What does this approach look like in practice?
Let’s take one of the most common AI art experiments as an example: character creation.
A modular AI workflow can start with just one image or a small set of images. But before you generate anything useful, you need high-quality input. That means curating and captioning the reference material properly, so the system understands what matters: the shape, the outfit, the materials, the style.
Then different tools handle different jobs. One helps shape the overall look. Another creates extra angles and views. Another generates poses and emotional expressions. Another helps add texture or movement.

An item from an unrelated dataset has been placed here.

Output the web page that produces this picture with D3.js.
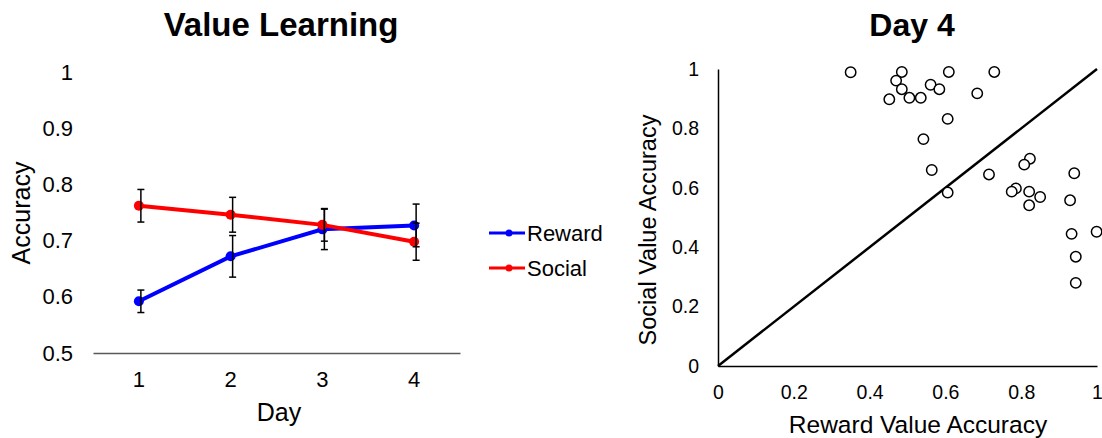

This matters because most pretrained models come with their own built-in habits. They are not neutral. You might have heard of FLUX chin, a recurring facial trait that often appears in FLUX-generated faces. That may sound minor, but it becomes a real issue when you train on synthetic data, because small artefacts can start spreading through the whole dataset. That is why generating across multiple models matters. It diversifies and helps reduce the risk of all your training data inheriting the same visual quirks from one source.
We have gone through the same trial-and-error process with other pipelines too, from storyboarding to 3D creation and gameplay trailer generation. You can find the list of tools we tested down below. But even while I write this, it’s probably already 10 minutes out of date. That is exactly why the workflow matters more than the model.
How to set up model-agnostic workflows?
Make the production logic the stable part of the system.
At Keywords Studios, we think in terms of stable blocks of work that remain useful even if an AI model changes. These blocks contain the following information to make them transferable across different generations of models:
- First, a clear definition of done: this needs to be unambiguous and specific. Use measurable values like scale, shape, format, localization, folder, path etc.
- Second, a shared record of what the workflow already knows: that includes brand identity, brand rules, reference assets, training data, legal docs, version history and the decisions made along the way. This requires regular updating.
- Third, a clear process for how work moves forward and gets validated: Think about how your work is being done: Where are the handoff points? What can be validated automatically? Where does human review still matter most?
Stable blocks of work and model-agnostic workflows are the real opportunity for me.
Not chasing a single breakthrough tool, but building adaptable workflows that help teams create high-quality work, stay on brand and move faster without losing control.